- _DATA TO PROCESS_
"""

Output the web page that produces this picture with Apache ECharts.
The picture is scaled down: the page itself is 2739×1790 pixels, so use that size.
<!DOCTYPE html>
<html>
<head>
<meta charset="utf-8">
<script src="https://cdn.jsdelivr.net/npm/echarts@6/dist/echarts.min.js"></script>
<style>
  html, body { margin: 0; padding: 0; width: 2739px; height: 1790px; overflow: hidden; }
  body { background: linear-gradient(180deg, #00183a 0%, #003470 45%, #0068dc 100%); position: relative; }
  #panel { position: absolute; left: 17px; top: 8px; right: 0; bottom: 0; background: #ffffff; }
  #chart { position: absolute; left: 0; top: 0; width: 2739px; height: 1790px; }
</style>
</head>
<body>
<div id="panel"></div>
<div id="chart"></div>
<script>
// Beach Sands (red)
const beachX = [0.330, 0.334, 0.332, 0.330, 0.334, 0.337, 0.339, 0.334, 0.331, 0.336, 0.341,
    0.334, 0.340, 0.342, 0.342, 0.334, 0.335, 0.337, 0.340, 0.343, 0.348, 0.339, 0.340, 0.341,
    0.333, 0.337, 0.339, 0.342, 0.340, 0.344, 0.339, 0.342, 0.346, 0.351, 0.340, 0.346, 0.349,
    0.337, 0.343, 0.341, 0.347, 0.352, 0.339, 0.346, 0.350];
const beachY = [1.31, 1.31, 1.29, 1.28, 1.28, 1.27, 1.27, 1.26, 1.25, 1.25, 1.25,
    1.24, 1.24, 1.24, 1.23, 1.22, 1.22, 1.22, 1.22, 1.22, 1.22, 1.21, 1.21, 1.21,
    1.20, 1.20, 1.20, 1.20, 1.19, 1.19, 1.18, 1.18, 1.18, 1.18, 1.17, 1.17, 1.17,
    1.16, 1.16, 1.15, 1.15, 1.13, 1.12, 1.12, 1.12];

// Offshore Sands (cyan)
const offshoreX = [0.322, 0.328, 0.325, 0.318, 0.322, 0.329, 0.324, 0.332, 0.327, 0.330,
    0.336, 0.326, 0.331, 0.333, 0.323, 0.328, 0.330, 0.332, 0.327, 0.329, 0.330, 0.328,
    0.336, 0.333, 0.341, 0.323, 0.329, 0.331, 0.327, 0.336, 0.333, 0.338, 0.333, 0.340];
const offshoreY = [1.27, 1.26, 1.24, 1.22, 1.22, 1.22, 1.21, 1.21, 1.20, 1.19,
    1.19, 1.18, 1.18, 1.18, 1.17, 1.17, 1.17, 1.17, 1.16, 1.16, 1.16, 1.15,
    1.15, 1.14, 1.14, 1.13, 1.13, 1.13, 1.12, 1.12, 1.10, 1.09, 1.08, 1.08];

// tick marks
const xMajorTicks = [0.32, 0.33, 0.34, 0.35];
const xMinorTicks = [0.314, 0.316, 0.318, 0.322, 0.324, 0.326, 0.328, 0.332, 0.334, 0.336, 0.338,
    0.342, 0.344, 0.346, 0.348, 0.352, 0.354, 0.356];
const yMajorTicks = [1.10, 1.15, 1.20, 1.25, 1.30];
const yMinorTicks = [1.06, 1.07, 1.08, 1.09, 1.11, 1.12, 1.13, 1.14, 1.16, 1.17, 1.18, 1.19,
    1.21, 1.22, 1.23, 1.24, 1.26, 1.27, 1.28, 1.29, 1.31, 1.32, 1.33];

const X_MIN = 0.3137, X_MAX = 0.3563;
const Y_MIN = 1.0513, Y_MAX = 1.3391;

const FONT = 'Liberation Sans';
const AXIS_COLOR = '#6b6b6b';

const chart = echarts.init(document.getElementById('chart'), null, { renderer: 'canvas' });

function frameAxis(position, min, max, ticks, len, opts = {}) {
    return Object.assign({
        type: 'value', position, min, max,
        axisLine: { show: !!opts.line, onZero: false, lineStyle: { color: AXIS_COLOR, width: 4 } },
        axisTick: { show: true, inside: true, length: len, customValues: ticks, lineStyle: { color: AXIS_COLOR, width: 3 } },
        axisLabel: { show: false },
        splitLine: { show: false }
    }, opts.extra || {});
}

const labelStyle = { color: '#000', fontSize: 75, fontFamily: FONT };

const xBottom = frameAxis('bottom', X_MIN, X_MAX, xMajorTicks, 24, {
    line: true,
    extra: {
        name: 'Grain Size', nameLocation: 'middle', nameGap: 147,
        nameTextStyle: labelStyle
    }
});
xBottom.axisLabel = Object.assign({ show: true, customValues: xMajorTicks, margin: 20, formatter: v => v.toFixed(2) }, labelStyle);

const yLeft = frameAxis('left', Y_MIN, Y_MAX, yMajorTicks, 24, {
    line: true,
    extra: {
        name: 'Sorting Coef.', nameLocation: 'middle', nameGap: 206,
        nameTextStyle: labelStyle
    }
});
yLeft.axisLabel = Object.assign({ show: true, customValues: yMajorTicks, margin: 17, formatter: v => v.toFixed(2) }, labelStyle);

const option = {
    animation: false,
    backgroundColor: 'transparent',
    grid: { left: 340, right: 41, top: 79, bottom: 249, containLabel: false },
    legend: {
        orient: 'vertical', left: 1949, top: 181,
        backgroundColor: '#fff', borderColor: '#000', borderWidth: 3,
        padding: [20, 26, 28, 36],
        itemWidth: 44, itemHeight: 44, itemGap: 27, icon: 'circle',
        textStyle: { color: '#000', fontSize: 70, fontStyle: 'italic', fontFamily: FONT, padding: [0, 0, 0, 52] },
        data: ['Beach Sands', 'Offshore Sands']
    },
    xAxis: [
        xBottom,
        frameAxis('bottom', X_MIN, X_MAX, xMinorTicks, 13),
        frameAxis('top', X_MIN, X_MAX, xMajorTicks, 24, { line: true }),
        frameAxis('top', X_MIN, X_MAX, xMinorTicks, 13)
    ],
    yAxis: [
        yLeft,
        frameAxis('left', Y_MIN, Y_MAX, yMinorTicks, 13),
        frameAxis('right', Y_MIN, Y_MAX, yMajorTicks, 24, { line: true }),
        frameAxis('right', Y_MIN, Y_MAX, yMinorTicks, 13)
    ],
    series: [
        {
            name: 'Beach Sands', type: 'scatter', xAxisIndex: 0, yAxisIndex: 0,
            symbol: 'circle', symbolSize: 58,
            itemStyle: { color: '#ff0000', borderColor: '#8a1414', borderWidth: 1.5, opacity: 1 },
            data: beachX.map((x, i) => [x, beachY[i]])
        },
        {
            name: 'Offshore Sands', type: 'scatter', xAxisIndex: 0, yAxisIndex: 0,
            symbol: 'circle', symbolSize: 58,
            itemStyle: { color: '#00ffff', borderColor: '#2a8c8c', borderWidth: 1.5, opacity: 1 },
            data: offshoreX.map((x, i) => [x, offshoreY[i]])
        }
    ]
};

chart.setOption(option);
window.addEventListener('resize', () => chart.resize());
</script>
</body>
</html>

"""
"""

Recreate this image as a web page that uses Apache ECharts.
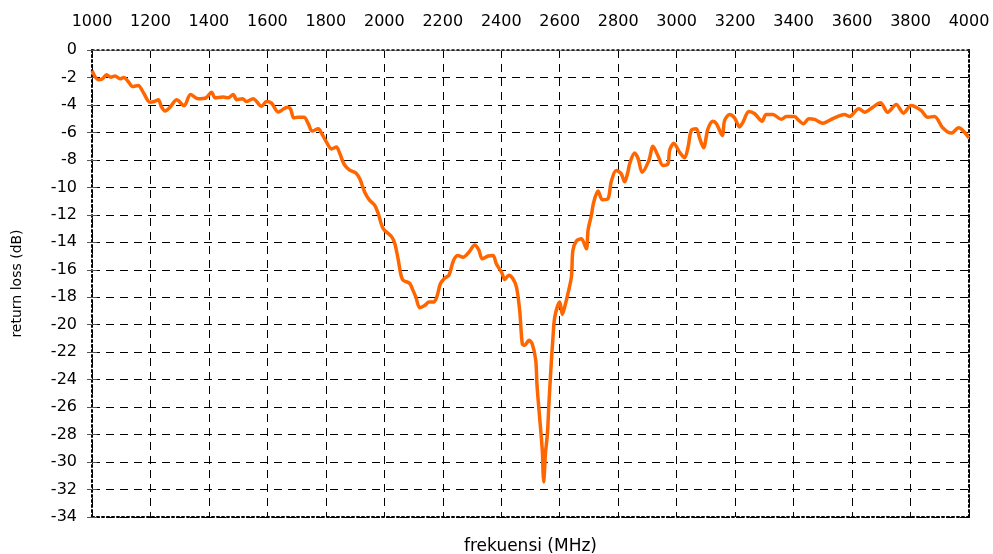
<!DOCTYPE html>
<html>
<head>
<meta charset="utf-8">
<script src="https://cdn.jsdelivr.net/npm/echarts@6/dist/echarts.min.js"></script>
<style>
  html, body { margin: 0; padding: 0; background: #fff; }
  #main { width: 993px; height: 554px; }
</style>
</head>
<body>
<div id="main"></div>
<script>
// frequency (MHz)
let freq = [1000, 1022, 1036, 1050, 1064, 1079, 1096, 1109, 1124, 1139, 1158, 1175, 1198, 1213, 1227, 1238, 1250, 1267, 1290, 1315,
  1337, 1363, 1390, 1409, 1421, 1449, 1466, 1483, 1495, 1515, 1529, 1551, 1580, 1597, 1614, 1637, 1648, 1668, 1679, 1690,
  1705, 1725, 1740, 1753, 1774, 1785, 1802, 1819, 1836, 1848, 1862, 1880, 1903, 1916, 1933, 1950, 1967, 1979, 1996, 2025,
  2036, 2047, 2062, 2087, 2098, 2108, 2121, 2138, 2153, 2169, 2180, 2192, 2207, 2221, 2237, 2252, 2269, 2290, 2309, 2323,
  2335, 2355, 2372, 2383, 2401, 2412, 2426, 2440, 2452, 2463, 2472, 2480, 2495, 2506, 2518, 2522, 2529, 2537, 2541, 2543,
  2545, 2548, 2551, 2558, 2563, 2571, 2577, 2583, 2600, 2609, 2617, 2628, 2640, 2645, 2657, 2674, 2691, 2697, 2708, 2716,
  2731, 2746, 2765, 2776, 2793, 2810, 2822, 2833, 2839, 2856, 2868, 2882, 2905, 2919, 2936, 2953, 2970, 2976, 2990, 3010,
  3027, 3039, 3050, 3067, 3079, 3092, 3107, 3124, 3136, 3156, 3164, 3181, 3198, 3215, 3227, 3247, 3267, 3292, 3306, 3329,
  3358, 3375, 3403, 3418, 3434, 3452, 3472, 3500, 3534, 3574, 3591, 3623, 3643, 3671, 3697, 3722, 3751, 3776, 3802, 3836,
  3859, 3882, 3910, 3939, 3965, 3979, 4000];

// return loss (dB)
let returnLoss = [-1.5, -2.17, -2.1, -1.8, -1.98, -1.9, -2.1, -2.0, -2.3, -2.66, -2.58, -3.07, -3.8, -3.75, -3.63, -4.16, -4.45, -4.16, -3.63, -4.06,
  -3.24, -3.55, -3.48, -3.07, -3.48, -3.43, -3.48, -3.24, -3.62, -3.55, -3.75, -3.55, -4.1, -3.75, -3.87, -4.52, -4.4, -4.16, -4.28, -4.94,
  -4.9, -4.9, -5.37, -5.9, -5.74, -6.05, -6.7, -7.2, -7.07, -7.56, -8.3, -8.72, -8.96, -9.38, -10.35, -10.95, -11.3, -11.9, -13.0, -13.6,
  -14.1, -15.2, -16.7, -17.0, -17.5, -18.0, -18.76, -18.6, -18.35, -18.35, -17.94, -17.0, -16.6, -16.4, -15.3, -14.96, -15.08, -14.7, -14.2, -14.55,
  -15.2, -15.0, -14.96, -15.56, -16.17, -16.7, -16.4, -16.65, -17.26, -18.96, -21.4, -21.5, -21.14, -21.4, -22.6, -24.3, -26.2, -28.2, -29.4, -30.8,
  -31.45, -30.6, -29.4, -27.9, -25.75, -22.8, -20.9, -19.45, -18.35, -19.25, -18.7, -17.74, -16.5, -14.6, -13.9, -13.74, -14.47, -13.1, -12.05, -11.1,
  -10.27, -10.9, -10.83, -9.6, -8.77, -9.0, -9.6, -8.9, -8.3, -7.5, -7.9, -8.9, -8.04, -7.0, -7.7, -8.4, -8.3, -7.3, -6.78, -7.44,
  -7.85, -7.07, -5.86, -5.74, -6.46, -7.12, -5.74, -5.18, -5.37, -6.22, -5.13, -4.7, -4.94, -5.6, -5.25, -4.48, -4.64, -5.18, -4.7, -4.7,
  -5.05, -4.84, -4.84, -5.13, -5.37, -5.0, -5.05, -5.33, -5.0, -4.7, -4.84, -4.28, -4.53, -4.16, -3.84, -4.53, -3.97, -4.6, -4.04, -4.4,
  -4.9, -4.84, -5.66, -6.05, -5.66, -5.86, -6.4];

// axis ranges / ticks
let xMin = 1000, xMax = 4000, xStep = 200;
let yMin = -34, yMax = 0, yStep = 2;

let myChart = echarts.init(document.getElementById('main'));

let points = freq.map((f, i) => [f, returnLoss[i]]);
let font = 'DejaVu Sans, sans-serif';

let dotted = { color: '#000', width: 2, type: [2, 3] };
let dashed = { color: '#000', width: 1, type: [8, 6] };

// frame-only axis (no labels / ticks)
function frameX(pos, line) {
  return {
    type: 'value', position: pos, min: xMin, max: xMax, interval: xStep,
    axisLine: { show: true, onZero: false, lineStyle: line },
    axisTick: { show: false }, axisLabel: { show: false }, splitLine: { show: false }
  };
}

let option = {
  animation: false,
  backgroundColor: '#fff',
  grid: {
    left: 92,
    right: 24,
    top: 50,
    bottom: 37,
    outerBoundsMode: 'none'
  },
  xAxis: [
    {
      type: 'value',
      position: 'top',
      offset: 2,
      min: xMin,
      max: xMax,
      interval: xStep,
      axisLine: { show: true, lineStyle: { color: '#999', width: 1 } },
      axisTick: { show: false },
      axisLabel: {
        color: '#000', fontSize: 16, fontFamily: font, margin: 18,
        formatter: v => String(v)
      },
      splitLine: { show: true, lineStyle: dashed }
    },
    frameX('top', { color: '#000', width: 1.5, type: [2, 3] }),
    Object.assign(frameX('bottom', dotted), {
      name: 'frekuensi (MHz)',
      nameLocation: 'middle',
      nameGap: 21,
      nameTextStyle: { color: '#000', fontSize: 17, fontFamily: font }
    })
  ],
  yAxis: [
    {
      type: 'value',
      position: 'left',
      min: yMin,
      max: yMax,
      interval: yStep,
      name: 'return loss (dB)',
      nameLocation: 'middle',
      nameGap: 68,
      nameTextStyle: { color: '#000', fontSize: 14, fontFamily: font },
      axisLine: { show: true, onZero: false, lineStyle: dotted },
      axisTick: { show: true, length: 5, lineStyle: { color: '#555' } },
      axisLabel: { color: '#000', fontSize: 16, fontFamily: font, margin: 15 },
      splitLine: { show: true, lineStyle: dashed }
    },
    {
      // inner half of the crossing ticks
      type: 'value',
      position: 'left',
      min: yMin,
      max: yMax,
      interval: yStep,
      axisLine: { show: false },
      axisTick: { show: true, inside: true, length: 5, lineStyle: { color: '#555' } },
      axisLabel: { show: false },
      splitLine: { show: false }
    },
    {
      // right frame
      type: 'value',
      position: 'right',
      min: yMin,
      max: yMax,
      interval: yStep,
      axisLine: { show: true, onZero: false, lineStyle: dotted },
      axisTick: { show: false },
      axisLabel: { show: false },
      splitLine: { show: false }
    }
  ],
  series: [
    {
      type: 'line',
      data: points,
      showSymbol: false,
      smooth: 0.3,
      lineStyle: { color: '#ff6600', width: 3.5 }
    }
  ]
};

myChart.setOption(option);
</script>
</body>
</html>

"""

- _GIVEN EXERCISE_
Copy out all lines from the material above that contain the string "picture".

- _ANSWER TO THIS TASK_
Output the web page that produces this picture with Apache ECharts.
The picture is scaled down: the page itself is 2739×1790 pixels, so use that size.

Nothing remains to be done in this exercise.